The Kentucky Court of Appeals has distinguished the elements for negligent hiring and negligent retention even though the Kentucky Supreme Court treated them the same in Oakley v. Flor-Shin. Airdrie Stud, Inc. v. Reed, Nos. 2001-CA-001397-MR, 2001-CA-001396-MR, 2002-CA-000357-MR, 2003 WL 22796469, at *1 (Ky.Ct.App. Nov. 26, 2003) (unpublished opinion not to be cited or used for authority). The appellate court stated that "[a] claim for negligent hiring arises when an employer negligently places a person with known propensities, or propensities which should have been discovered by reasonable investigation, in an employment position in which it should have been foreseeable that the individual posed a threat of injury to others." Id. A claim of negligent retention arises when an employer is "aware, or should have been aware, that an employee poses a threat and fails to take remedial measures to ensure the safety of others." Id.

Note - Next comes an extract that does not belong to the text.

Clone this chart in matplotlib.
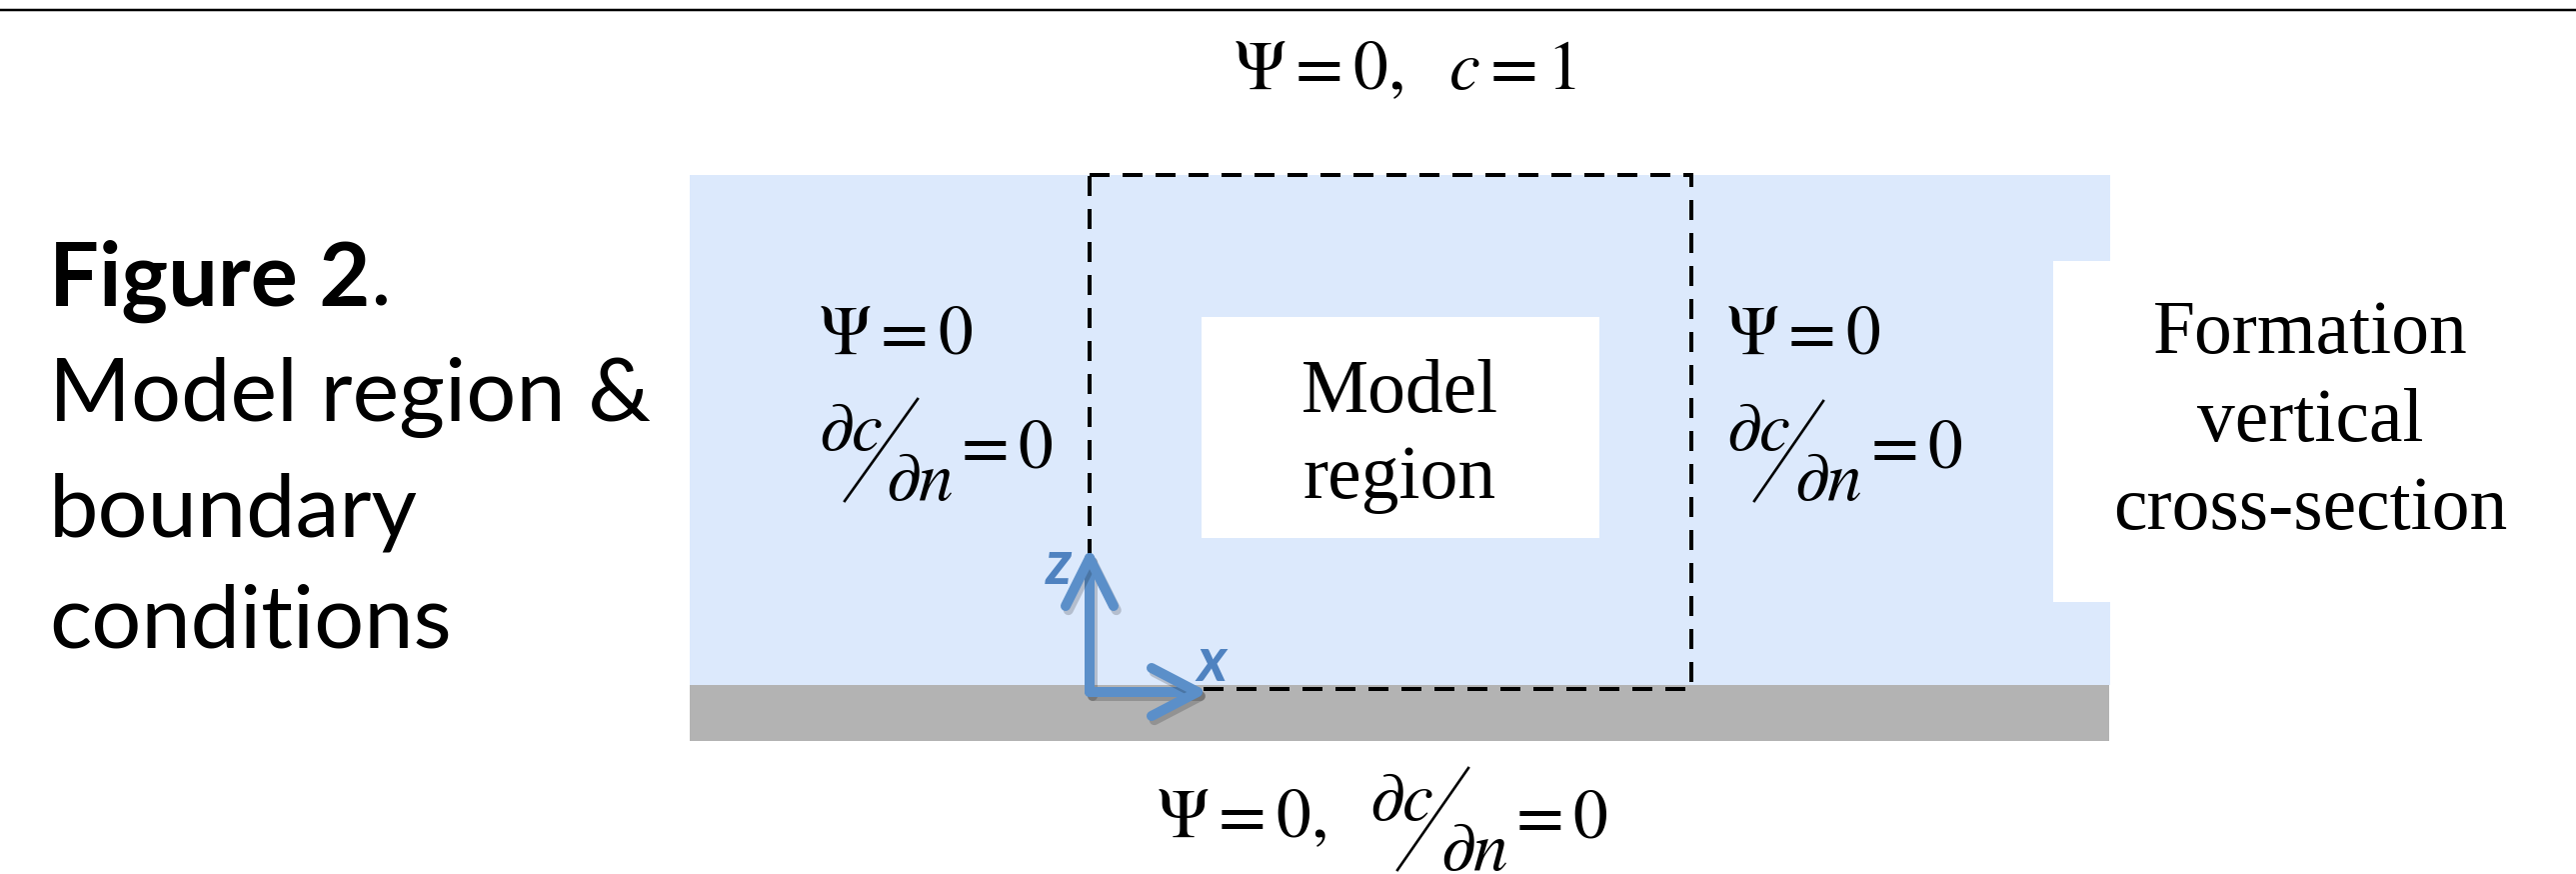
import matplotlib
matplotlib.use("Agg")
import matplotlib.pyplot as plt
from matplotlib.patches import Polygon, Rectangle
import matplotlib.patheffects as pe

plt.rcParams['mathtext.fontset'] = 'stix'

# ---- content ----
title_bold = "Figure 2"
title_rest = "."
title_lines = ["Model region &", "boundary", "conditions"]
model_label = ["Model", "region"]
formation_label = ["Formation", "vertical", "cross-section"]
top_bc = r"$\Psi = 0,\ \ c = 1$"
psi_bc = r"$\Psi = 0$"
dc_num = r"$\partial c$"
dn_den = r"$\partial n$"
eq_zero = r"$= 0$"
bottom_psi = r"$\Psi = 0,$"
axis_labels = ["z", "x"]

# ---- colours ----
BLUE_FILL = "#dce9fc"
GRAY = "#b3b3b3"
ARROW = "#5b8fc9"
ARROW_TXT = "#4f82c0"

W, H = 2577, 874
fig = plt.figure(figsize=(W / 100, H / 100), dpi=100)
ax = fig.add_axes([0, 0, 1, 1])
ax.set_xlim(0, W)
ax.set_ylim(H, 0)
ax.axis("off")

PT = 0.72  # points per pixel at 100 dpi

# top rule
ax.plot([0, W], [10, 10], color="black", lw=2.5 * PT, solid_capstyle="butt")

# formation (blue) with notch on the right
blue = Polygon([(690, 175), (2111, 175), (2111, 261), (2054, 261), (2054, 602),
                (2111, 602), (2111, 685), (690, 685)], closed=True,
               facecolor=BLUE_FILL, edgecolor="none", zorder=1)
ax.add_patch(blue)
# gray base
ax.add_patch(Rectangle((690, 685), 1420, 56, facecolor=GRAY, edgecolor="none", zorder=1))
# white label box
ax.add_patch(Rectangle((1202, 317), 398, 221, facecolor="white", edgecolor="none", zorder=2))
# dashed model region
ax.add_patch(Rectangle((1090, 175), 602, 514, facecolor="none", edgecolor="black",
                       lw=4 * PT, linestyle=(0, (5, 3.25)), zorder=3))

# ---- left title ----
sans = "Lato"
tsize = 63.5
ax.text(49, 306, title_bold, fontsize=tsize, fontweight="bold", family=sans,
        ha="left", va="baseline", zorder=5)
t = ax.text(49, 306, title_bold, fontsize=tsize, fontweight="bold", family=sans,
            ha="left", va="baseline", alpha=0)
fig.canvas.draw()
bb = t.get_window_extent()
x_end = ax.transData.inverted().transform((bb.x1, bb.y0))[0]
ax.text(x_end, 306, title_rest, fontsize=tsize, family=sans, ha="left", va="baseline")
for yb, line in zip([421, 537, 647], title_lines):
    ax.text(49, yb, line, fontsize=tsize, family=sans, ha="left", va="baseline")

# ---- serif labels ----
serif = "Liberation Serif"
ssize = 54.4
for yb, line in zip([412, 498], model_label):
    ax.text(1400, yb, line, fontsize=ssize, family=serif, ha="center", va="baseline", zorder=5)
for yb, line in zip([353, 441, 529], formation_label):
    ax.text(2311, yb, line, fontsize=ssize, family=serif, ha="center", va="baseline", zorder=5)

# ---- boundary conditions ----
msize = 50
ax.text(1406, 89, top_bc, fontsize=msize, ha="center", va="baseline")


def frac(x0, yb_num, yb_den, slash_top, slash_bot, x_den, x_eq, yb_eq):
    ax.text(x0, yb_num, dc_num, fontsize=msize, ha="left", va="baseline", zorder=5)
    ax.plot([slash_top[0], slash_bot[0]], [slash_top[1], slash_bot[1]],
            color="black", lw=2.6 * PT, zorder=5)
    ax.text(x_den, yb_den, dn_den, fontsize=msize, ha="left", va="baseline", zorder=5)
    ax.text(x_eq, yb_eq, eq_zero, fontsize=msize, ha="left", va="baseline", zorder=5)


# left side
ax.text(819, 353, psi_bc, fontsize=msize, ha="left", va="baseline", zorder=5)
frac(819, 450, 500, (918, 399), (845, 501), 886, 951, 468)
# right side
ax.text(1727, 353, psi_bc, fontsize=msize, ha="left", va="baseline", zorder=5)
frac(1727, 450, 500, (1824, 401), (1755, 501), 1795, 1861, 468)
# bottom
ax.text(1157, 837, bottom_psi, fontsize=msize, ha="left", va="baseline", zorder=5)
frac(1370, 820, 870, (1469, 768), (1398, 870), 1441, 1506, 837)

# ---- coordinate arrows ----
shadow = [pe.SimpleLineShadow(offset=(2, -3), shadow_color="black", alpha=0.18), pe.Normal()]
akw = dict(color=ARROW, lw=10 * PT, solid_capstyle="round", solid_joinstyle="round",
           zorder=6, path_effects=shadow)
ox, oy = 1090, 692
ax.plot([ox, ox], [oy, 558], **akw)
ax.plot([1066, 1090, 1114], [606, 558, 606], **akw)
ax.plot([ox, 1198], [oy, oy], **akw)
ax.plot([1152, 1198, 1152], [668, 692, 716], **akw)
ax.text(1059, 584, axis_labels[0], fontsize=44, family=sans, fontweight="bold",
        style="italic", color=ARROW_TXT, ha="center", va="baseline", zorder=7)
ax.text(1212, 681, axis_labels[1], fontsize=44, family=sans, fontweight="bold",
        style="italic", color=ARROW_TXT, ha="center", va="baseline", zorder=7)

fig.savefig("out.png", dpi=100, facecolor="white")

Here, Plaintiffs allege that CCS of Conway and Conway Courier Service do not have any written policies in place concerning driver training and safety and did not offer the proper safety training and orientation program to educate their drivers in their duties and responsibilities under the Federal Motor Carrier Safety Regulations. In addition, the owner and safety officer of both companies, Shane Dickson, was not aware of the Federal Motor Carrier Safety Regulations and did not perform the requisite background investigation on Gerald Dickson before allowing him to drive. In support of these allegations, Plaintiffs have submitted a report prepared by the firm Robson Lapina that evaluated the actions taken by the CCS companies to comply with the Federal Motor Carrier Safety Regulations. None of this evidence, however, is relevant to the question of how Dickson was unfit to be a truck driver. Plaintiffs must submit proof that Dickson's employer knew or should have known that Dickson was unfit in some relevant way for the job. See Interim Personnel of Cent. Va., Inc. v. Messer, 559 S.E.2d 704, 707 (Va. 2002) ("Mere proof of the failure to investigate a potential employee's background is not sufficient to establish an employer's liability for negligent hiring."); Morris v. JTM Materials, Inc., 78 S.W.3d 28, 50-51 (Tex.Ct.App. 2002) (company did not obtain driving record to confirm information on driver's employment application which would have shown that truck driver, who was intoxicated at the time accident in case occurred, was convicted twice of driving while intoxicated, convicted once of illegal drug possession, was involved in a non-injury car accident, and cited five times in eight years for driving without liability insurance). Even though Conway Courier Service might have wrongfully neglected to perform the appropriate background checks on Dickson before hiring him, the Court has no information as to why that is relevant. Plaintiffs have submitted no evidence, for instance, that Dickson had a poor previous employment record as a truck driver or that he had any previous accidents on his driving record, any of which might suggest that he was a poor choice for a truck driver position. Since Plaintiffs have submitted no relevant proof that a jury could evaluate, the Court dismisses the claim of negligent hiring and retention against CCS of Conway and Conway Courier Service.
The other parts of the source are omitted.